--- Task instructions ---
Each line below should be retyped exactly, with no pictures.

--- Data shown ---
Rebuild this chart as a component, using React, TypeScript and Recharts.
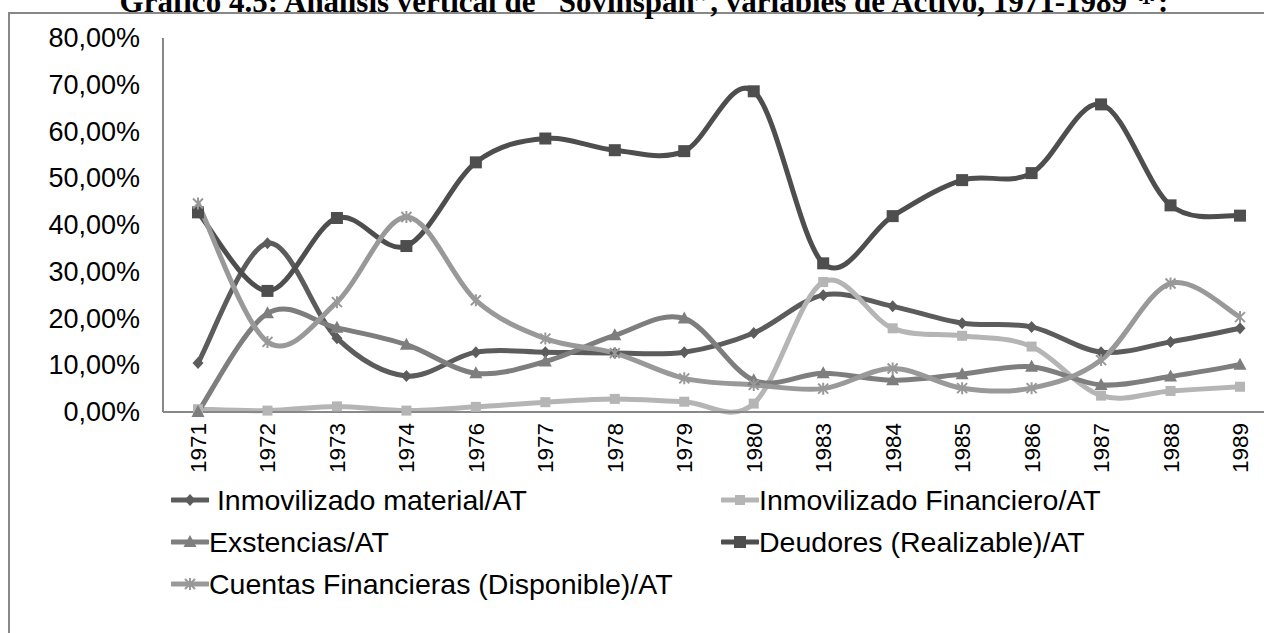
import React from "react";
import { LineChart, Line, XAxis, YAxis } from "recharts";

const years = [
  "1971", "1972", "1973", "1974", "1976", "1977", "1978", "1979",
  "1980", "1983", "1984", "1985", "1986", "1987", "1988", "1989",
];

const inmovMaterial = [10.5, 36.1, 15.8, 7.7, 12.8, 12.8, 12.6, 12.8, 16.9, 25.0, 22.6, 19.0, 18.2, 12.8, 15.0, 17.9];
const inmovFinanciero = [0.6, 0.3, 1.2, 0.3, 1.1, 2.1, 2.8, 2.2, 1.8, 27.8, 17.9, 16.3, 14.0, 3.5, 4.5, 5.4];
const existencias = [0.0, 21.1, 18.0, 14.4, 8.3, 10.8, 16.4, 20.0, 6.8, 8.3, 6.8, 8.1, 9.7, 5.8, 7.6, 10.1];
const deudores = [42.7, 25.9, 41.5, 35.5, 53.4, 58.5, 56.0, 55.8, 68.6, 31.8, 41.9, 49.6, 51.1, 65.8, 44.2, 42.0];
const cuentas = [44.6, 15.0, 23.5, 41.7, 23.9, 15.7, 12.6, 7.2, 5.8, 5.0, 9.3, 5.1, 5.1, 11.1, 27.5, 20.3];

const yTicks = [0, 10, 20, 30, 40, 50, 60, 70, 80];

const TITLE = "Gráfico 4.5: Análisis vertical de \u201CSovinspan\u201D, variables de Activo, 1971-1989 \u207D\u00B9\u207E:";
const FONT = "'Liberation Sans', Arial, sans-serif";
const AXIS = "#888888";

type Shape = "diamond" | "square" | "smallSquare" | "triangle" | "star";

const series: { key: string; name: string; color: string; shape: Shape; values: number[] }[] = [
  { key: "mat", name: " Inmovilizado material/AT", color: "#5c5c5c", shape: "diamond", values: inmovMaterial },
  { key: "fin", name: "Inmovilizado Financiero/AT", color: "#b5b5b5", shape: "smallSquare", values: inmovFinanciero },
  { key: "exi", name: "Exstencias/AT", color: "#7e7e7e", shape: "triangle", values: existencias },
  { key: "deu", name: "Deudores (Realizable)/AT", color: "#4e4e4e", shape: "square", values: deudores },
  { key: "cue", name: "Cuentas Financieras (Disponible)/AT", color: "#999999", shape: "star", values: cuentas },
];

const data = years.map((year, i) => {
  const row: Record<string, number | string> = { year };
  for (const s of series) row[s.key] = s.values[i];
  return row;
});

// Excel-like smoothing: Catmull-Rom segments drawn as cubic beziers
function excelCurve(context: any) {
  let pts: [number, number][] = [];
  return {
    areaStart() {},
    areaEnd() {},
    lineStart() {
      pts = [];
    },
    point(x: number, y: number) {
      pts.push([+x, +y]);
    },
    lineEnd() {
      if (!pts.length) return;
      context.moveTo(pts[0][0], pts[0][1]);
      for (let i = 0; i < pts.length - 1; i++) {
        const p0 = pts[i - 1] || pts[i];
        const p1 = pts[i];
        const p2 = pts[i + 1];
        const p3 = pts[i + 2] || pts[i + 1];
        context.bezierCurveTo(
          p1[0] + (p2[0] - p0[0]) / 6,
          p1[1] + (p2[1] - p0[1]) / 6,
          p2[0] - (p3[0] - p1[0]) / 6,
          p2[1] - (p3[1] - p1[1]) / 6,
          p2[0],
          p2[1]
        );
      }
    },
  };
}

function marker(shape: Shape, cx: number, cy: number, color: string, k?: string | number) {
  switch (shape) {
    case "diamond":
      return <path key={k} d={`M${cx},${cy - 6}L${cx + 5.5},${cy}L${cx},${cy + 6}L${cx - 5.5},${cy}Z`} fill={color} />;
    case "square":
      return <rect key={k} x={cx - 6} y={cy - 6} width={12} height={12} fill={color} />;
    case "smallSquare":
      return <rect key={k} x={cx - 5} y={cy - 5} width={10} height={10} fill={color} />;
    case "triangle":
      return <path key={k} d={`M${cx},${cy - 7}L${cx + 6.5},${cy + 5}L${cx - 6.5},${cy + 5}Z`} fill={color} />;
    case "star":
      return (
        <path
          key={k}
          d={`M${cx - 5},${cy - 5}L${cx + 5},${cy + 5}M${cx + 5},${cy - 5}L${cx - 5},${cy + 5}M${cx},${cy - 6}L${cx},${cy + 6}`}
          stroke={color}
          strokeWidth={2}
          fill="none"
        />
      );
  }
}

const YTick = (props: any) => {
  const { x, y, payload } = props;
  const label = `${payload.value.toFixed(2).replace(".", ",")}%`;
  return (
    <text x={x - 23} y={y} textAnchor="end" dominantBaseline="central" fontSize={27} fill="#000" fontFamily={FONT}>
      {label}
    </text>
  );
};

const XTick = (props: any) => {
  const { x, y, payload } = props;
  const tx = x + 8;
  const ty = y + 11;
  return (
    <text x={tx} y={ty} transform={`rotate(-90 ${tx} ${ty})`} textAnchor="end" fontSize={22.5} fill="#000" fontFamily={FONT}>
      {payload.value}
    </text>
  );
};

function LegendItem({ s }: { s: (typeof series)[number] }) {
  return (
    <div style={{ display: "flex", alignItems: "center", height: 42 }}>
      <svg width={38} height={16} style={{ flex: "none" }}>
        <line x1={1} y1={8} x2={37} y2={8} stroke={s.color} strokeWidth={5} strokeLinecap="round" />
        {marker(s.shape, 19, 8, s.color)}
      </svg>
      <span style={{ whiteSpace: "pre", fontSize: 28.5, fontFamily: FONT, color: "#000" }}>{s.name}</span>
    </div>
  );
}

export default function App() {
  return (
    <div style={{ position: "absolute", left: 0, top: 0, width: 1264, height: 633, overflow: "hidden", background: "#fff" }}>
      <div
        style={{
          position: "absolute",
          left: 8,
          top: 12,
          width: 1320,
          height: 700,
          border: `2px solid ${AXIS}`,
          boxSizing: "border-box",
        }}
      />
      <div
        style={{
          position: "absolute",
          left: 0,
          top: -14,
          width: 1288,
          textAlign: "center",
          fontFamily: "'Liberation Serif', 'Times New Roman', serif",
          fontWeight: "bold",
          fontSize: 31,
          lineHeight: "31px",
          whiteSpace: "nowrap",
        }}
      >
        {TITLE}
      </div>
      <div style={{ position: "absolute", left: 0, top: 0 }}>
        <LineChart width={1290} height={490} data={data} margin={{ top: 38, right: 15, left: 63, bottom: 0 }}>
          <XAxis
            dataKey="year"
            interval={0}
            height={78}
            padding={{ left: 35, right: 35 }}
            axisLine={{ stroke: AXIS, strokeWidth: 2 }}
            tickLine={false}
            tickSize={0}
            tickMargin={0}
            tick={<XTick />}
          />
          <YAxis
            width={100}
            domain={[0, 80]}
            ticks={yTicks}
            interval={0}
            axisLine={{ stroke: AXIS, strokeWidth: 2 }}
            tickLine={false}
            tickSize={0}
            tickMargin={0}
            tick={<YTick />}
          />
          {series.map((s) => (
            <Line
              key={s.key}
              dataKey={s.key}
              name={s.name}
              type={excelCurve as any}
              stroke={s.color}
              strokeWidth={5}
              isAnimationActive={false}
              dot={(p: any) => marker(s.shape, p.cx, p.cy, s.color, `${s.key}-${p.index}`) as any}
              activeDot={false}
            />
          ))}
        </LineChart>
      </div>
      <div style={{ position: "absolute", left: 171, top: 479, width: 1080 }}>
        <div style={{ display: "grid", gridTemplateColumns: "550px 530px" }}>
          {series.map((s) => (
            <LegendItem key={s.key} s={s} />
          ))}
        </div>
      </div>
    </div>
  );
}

--- Problem solution ---
Rebuild this chart as a component, using React, TypeScript and Recharts.
import React from "react";
import { LineChart, Line, XAxis, YAxis } from "recharts";

const years = [
  "1971", "1972", "1973", "1974", "1976", "1977", "1978", "1979",
  "1980", "1983", "1984", "1985", "1986", "1987", "1988", "1989",
];

const inmovMaterial = [10.5, 36.1, 15.8, 7.7, 12.8, 12.8, 12.6, 12.8, 16.9, 25.0, 22.6, 19.0, 18.2, 12.8, 15.0, 17.9];
const inmovFinanciero = [0.6, 0.3, 1.2, 0.3, 1.1, 2.1, 2.8, 2.2, 1.8, 27.8, 17.9, 16.3, 14.0, 3.5, 4.5, 5.4];
const existencias = [0.0, 21.1, 18.0, 14.4, 8.3, 10.8, 16.4, 20.0, 6.8, 8.3, 6.8, 8.1, 9.7, 5.8, 7.6, 10.1];
const deudores = [42.7, 25.9, 41.5, 35.5, 53.4, 58.5, 56.0, 55.8, 68.6, 31.8, 41.9, 49.6, 51.1, 65.8, 44.2, 42.0];
const cuentas = [44.6, 15.0, 23.5, 41.7, 23.9, 15.7, 12.6, 7.2, 5.8, 5.0, 9.3, 5.1, 5.1, 11.1, 27.5, 20.3];

const yTicks = [0, 10, 20, 30, 40, 50, 60, 70, 80];

const TITLE = "Gráfico 4.5: Análisis vertical de \u201CSovinspan\u201D, variables de Activo, 1971-1989 \u207D\u00B9\u207E:";
const FONT = "'Liberation Sans', Arial, sans-serif";
const AXIS = "#888888";

type Shape = "diamond" | "square" | "smallSquare" | "triangle" | "star";

const series: { key: string; name: string; color: string; shape: Shape; values: number[] }[] = [
  { key: "mat", name: " Inmovilizado material/AT", color: "#5c5c5c", shape: "diamond", values: inmovMaterial },
  { key: "fin", name: "Inmovilizado Financiero/AT", color: "#b5b5b5", shape: "smallSquare", values: inmovFinanciero },
  { key: "exi", name: "Exstencias/AT", color: "#7e7e7e", shape: "triangle", values: existencias },
  { key: "deu", name: "Deudores (Realizable)/AT", color: "#4e4e4e", shape: "square", values: deudores },
  { key: "cue", name: "Cuentas Financieras (Disponible)/AT", color: "#999999", shape: "star", values: cuentas },
];

const data = years.map((year, i) => {
  const row: Record<string, number | string> = { year };
  for (const s of series) row[s.key] = s.values[i];
  return row;
});

// Excel-like smoothing: Catmull-Rom segments drawn as cubic beziers
function excelCurve(context: any) {
  let pts: [number, number][] = [];
  return {
    areaStart() {},
    areaEnd() {},
    lineStart() {
      pts = [];
    },
    point(x: number, y: number) {
      pts.push([+x, +y]);
    },
    lineEnd() {
      if (!pts.length) return;
      context.moveTo(pts[0][0], pts[0][1]);
      for (let i = 0; i < pts.length - 1; i++) {
        const p0 = pts[i - 1] || pts[i];
        const p1 = pts[i];
        const p2 = pts[i + 1];
        const p3 = pts[i + 2] || pts[i + 1];
        context.bezierCurveTo(
          p1[0] + (p2[0] - p0[0]) / 6,
          p1[1] + (p2[1] - p0[1]) / 6,
          p2[0] - (p3[0] - p1[0]) / 6,
          p2[1] - (p3[1] - p1[1]) / 6,
          p2[0],
          p2[1]
        );
      }
    },
  };
}

function marker(shape: Shape, cx: number, cy: number, color: string, k?: string | number) {
  switch (shape) {
    case "diamond":
      return <path key={k} d={`M${cx},${cy - 6}L${cx + 5.5},${cy}L${cx},${cy + 6}L${cx - 5.5},${cy}Z`} fill={color} />;
    case "square":
      return <rect key={k} x={cx - 6} y={cy - 6} width={12} height={12} fill={color} />;
    case "smallSquare":
      return <rect key={k} x={cx - 5} y={cy - 5} width={10} height={10} fill={color} />;
    case "triangle":
      return <path key={k} d={`M${cx},${cy - 7}L${cx + 6.5},${cy + 5}L${cx - 6.5},${cy + 5}Z`} fill={color} />;
    case "star":
      return (
        <path
          key={k}
          d={`M${cx - 5},${cy - 5}L${cx + 5},${cy + 5}M${cx + 5},${cy - 5}L${cx - 5},${cy + 5}M${cx},${cy - 6}L${cx},${cy + 6}`}
          stroke={color}
          strokeWidth={2}
          fill="none"
        />
      );
  }
}

const YTick = (props: any) => {
  const { x, y, payload } = props;
  const label = `${payload.value.toFixed(2).replace(".", ",")}%`;
  return (
    <text x={x - 23} y={y} textAnchor="end" dominantBaseline="central" fontSize={27} fill="#000" fontFamily={FONT}>
      {label}
    </text>
  );
};

const XTick = (props: any) => {
  const { x, y, payload } = props;
  const tx = x + 8;
  const ty = y + 11;
  return (
    <text x={tx} y={ty} transform={`rotate(-90 ${tx} ${ty})`} textAnchor="end" fontSize={22.5} fill="#000" fontFamily={FONT}>
      {payload.value}
    </text>
  );
};

function LegendItem({ s }: { s: (typeof series)[number] }) {
  return (
    <div style={{ display: "flex", alignItems: "center", height: 42 }}>
      <svg width={38} height={16} style={{ flex: "none" }}>
        <line x1={1} y1={8} x2={37} y2={8} stroke={s.color} strokeWidth={5} strokeLinecap="round" />
        {marker(s.shape, 19, 8, s.color)}
      </svg>
      <span style={{ whiteSpace: "pre", fontSize: 28.5, fontFamily: FONT, color: "#000" }}>{s.name}</span>
    </div>
  );
}

export default function App() {
  return (
    <div style={{ position: "absolute", left: 0, top: 0, width: 1264, height: 633, overflow: "hidden", background: "#fff" }}>
      <div
        style={{
          position: "absolute",
          left: 8,
          top: 12,
          width: 1320,
          height: 700,
          border: `2px solid ${AXIS}`,
          boxSizing: "border-box",
        }}
      />
      <div
        style={{
          position: "absolute",
          left: 0,
          top: -14,
          width: 1288,
          textAlign: "center",
          fontFamily: "'Liberation Serif', 'Times New Roman', serif",
          fontWeight: "bold",
          fontSize: 31,
          lineHeight: "31px",
          whiteSpace: "nowrap",
        }}
      >
        {TITLE}
      </div>
      <div style={{ position: "absolute", left: 0, top: 0 }}>
        <LineChart width={1290} height={490} data={data} margin={{ top: 38, right: 15, left: 63, bottom: 0 }}>
          <XAxis
            dataKey="year"
            interval={0}
            height={78}
            padding={{ left: 35, right: 35 }}
            axisLine={{ stroke: AXIS, strokeWidth: 2 }}
            tickLine={false}
            tickSize={0}
            tickMargin={0}
            tick={<XTick />}
          />
          <YAxis
            width={100}
            domain={[0, 80]}
            ticks={yTicks}
            interval={0}
            axisLine={{ stroke: AXIS, strokeWidth: 2 }}
            tickLine={false}
            tickSize={0}
            tickMargin={0}
            tick={<YTick />}
          />
          {series.map((s) => (
            <Line
              key={s.key}
              dataKey={s.key}
              name={s.name}
              type={excelCurve as any}
              stroke={s.color}
              strokeWidth={5}
              isAnimationActive={false}
              dot={(p: any) => marker(s.shape, p.cx, p.cy, s.color, `${s.key}-${p.index}`) as any}
              activeDot={false}
            />
          ))}
        </LineChart>
      </div>
      <div style={{ position: "absolute", left: 171, top: 479, width: 1080 }}>
        <div style={{ display: "grid", gridTemplateColumns: "550px 530px" }}>
          {series.map((s) => (
            <LegendItem key={s.key} s={s} />
          ))}
        </div>
      </div>
    </div>
  );
}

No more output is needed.